2. Relevant equations

These are the equations I believe to be relevant:

$$c_{rms} = \frac{\sqrt{<c^2>}}{N}$$

$$pV = \frac{1}{3}Nm<c^2>$$

$$p = \frac{1}{3}ρ<c^2>$$

3. The attempt at a solution

$$\frac{3p}{ρ} = <c^2>$$
$$\frac{3 * 150000}{2} = <c^2> = 225000ms^{-1}$$

But I'm not sure how to work out N as I don't any volume or temperature. I'm not quite sure how they get their answer in the back of the book which is 474 ms-1 (which is the square root of 225000) meaning that N = 1? How can that be?

Last edited: Jan 7, 2014
2. Jan 7, 2014

### SteamKing

Staff Emeritus
If c^2 = 225000, then the units can't be m/s

3. Jan 8, 2014

### Jamesey162

Sorry yes <c^2> should be in m^2s^-2 shouldn't it?

4. Jan 8, 2014

### BruceW

Are you sure there should be an $N$ here?

5. Jan 8, 2014

### Jamesey162

I'm sure, atleast that's how they have quoted it in my text book:

6. Jan 8, 2014

### ehild

How does your book define <c^2>?

ehild

7. Jan 8, 2014

### Jamesey162

It defines it as:

$$<c^2> = \frac{{c_1}^2 + {c_2}^2 + {c_3}^2 + ....{c_N}^2}{N} = \frac{{c_i}^2}{N}$$

I'm not exactly sure what the right-hand most part means with the subscript i.

8. Jan 8, 2014

### ehild

It should be

$$<c^2> = \frac{{c_1}^2 + {c_2}^2 + {c_3}^2 + ....{c_N}^2}{N} =\frac{\sum{{c_i}^2}}{N}$$

i is the summation index, and √<c2> itself is the rms speed.
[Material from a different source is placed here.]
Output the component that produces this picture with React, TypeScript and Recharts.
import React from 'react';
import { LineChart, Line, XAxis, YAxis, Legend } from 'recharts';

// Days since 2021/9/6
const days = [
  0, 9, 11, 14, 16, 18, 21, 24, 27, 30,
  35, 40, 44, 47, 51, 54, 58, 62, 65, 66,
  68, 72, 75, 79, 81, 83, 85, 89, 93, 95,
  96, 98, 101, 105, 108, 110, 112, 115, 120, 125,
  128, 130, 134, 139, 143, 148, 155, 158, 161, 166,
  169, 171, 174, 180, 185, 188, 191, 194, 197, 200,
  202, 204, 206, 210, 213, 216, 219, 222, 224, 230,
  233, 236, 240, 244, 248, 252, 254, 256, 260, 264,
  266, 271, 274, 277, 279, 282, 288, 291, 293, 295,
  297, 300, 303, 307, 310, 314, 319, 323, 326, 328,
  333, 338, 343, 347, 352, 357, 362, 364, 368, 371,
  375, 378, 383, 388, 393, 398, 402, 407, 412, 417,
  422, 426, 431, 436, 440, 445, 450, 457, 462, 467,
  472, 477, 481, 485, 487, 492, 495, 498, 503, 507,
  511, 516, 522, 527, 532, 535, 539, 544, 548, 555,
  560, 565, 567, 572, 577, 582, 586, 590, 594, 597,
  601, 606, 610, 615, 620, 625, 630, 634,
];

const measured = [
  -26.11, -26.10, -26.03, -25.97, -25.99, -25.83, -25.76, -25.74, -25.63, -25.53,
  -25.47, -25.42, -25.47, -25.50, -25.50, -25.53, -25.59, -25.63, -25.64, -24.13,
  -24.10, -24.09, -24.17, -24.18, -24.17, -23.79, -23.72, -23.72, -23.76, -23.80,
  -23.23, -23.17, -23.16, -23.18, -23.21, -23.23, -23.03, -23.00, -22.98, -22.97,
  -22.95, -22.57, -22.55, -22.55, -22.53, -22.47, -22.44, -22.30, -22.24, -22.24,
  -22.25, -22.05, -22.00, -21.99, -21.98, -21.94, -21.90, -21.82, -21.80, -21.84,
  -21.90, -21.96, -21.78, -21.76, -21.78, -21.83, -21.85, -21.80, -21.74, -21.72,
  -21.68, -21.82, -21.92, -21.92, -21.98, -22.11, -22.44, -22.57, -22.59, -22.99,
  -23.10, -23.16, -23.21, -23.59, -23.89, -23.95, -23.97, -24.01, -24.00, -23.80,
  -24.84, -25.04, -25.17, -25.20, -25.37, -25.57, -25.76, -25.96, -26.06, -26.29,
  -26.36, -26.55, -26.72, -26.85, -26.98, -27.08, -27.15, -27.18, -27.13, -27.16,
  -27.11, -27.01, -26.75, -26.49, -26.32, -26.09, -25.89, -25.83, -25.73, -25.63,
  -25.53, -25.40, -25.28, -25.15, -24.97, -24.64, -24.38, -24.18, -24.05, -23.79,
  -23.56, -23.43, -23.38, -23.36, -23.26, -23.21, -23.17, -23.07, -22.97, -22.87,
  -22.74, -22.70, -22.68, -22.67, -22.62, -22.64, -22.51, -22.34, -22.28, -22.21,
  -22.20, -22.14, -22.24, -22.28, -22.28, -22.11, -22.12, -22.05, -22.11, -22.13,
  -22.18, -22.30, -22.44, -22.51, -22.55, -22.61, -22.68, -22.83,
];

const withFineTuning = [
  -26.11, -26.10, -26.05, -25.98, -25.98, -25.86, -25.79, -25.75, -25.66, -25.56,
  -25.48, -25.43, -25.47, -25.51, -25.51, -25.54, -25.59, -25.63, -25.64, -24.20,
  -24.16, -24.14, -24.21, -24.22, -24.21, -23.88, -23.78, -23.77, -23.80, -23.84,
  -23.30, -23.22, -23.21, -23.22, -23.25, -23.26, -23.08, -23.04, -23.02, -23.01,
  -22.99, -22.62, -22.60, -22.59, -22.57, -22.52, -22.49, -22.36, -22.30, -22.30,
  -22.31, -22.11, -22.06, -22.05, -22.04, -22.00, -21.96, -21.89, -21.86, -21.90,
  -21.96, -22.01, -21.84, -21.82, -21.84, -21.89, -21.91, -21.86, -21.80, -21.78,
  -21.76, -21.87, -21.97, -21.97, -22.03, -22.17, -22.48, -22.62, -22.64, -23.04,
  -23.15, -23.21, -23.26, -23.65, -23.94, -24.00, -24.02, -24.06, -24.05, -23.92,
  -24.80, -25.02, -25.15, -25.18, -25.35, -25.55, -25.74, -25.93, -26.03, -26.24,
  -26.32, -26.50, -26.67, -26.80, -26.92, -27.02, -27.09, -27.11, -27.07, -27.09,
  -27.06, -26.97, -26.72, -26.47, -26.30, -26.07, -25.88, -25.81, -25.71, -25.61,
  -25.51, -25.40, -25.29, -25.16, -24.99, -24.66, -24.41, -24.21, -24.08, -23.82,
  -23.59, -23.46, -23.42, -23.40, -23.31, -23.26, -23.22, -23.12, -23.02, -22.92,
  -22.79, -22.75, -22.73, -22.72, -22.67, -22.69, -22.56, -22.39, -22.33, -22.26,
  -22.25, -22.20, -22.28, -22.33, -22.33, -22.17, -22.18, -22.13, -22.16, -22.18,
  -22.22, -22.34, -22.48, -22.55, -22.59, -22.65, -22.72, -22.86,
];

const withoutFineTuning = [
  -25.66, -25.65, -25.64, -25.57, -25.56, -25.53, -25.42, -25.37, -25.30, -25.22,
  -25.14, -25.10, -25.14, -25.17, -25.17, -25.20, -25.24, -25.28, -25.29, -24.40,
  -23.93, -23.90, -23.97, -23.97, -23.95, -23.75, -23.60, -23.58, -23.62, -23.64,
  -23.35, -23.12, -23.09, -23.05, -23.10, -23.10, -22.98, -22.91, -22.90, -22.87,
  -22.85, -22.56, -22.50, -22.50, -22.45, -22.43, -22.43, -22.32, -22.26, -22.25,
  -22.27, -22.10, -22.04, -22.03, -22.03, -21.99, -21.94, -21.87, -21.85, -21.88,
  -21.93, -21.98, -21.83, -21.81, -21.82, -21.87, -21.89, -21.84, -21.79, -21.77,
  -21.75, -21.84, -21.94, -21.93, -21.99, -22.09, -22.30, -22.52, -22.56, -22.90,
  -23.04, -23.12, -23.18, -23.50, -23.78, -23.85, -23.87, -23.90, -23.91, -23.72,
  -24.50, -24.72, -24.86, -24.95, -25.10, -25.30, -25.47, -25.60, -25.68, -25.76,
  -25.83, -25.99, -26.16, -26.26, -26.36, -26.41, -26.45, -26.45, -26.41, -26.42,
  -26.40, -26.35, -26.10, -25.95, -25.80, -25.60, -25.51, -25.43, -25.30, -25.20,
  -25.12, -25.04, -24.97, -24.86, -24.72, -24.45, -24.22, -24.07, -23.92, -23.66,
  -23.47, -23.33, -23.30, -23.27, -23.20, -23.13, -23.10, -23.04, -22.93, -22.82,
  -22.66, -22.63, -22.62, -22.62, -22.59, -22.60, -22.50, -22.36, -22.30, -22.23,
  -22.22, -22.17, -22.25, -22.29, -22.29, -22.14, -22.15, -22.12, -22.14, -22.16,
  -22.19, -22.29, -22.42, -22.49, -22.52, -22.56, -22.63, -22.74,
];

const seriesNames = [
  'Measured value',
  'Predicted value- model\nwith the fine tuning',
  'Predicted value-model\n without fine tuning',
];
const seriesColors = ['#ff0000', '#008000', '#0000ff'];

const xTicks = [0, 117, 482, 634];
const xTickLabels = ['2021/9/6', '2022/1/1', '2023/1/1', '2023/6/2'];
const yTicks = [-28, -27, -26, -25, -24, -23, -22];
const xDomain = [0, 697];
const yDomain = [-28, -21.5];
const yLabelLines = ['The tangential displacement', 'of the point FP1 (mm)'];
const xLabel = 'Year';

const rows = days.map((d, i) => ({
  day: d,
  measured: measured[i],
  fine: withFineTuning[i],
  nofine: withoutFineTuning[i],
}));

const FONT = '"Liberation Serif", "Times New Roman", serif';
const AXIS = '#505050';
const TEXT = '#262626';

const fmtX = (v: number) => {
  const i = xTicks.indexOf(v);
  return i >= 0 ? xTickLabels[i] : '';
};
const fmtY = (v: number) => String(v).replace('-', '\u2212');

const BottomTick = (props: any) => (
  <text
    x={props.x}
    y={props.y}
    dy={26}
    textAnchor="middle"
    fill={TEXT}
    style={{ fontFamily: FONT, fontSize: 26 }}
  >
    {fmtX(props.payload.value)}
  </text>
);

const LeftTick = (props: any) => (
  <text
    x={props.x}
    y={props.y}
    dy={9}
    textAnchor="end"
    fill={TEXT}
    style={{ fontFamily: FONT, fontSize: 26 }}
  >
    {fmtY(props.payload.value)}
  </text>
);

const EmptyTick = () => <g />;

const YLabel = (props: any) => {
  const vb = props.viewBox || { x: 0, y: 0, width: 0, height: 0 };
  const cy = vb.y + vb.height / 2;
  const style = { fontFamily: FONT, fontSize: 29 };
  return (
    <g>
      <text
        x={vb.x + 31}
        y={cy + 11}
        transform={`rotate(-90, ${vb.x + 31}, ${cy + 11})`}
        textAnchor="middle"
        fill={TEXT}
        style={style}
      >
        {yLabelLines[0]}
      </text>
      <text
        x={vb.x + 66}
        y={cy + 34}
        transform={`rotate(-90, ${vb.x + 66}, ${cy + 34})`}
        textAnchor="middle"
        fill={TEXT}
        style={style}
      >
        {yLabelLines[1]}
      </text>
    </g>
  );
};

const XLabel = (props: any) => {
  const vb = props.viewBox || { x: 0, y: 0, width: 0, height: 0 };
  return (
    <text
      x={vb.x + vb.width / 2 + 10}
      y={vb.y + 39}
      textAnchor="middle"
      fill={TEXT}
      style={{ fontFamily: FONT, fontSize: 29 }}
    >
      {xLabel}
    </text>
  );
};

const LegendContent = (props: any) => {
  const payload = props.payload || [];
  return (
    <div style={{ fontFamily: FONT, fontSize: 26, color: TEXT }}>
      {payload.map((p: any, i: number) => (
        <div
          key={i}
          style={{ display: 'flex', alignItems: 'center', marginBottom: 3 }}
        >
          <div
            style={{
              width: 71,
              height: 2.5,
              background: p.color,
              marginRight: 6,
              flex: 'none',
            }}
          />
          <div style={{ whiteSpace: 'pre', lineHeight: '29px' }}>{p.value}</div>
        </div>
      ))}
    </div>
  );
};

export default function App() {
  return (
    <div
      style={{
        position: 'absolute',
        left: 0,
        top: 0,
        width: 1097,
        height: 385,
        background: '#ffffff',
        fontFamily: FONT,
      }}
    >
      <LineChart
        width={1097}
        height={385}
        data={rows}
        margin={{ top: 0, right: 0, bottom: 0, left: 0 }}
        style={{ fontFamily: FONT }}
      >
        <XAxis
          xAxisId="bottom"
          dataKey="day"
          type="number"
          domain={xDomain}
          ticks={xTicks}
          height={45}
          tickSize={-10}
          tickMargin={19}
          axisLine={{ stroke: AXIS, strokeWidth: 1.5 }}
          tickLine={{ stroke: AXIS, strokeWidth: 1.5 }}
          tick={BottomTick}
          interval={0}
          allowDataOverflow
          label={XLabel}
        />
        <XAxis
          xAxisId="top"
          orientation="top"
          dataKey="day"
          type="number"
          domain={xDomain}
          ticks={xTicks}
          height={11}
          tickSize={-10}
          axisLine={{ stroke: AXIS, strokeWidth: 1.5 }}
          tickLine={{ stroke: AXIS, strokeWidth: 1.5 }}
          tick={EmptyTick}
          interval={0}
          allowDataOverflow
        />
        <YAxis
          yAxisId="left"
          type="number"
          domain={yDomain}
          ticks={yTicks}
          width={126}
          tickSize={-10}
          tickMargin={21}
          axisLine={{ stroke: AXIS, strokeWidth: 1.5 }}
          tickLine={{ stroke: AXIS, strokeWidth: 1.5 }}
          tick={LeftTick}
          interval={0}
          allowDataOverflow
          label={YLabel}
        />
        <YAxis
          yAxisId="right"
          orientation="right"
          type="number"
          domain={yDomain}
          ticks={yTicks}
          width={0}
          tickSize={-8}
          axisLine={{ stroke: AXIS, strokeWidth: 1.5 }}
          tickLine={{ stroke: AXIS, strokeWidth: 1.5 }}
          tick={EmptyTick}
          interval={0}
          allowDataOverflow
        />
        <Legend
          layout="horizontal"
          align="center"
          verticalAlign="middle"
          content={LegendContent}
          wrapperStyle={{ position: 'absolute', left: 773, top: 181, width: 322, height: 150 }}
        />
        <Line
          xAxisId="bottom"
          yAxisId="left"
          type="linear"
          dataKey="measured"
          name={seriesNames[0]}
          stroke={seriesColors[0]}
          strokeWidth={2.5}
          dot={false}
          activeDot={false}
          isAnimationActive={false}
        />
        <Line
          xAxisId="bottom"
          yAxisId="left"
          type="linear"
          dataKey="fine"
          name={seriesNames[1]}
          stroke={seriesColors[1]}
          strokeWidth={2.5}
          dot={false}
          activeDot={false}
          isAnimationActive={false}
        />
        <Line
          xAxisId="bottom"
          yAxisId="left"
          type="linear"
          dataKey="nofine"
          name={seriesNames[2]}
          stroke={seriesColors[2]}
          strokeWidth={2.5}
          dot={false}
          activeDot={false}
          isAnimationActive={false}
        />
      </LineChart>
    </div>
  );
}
No need to divide it by N. $$\frac{3p}{ρ} = <c^2>$$

ehild

9. Jan 8, 2014

### BruceW

yeah, I think what ehild said is right. The equation
$$c_{rms} = \frac{\sqrt{<c^2>}}{N}$$
is most likely a mistake in the book. It doesn't make sense, if you think about it. If you had a bunch of atoms all moving at the same speed, then this equation would give an rms value that is smaller for a larger population of these identical atoms. Which doesn't make sense at all.

10. Jan 8, 2014

### Jamesey162

Okay, I've got it now, thanks for the explanation.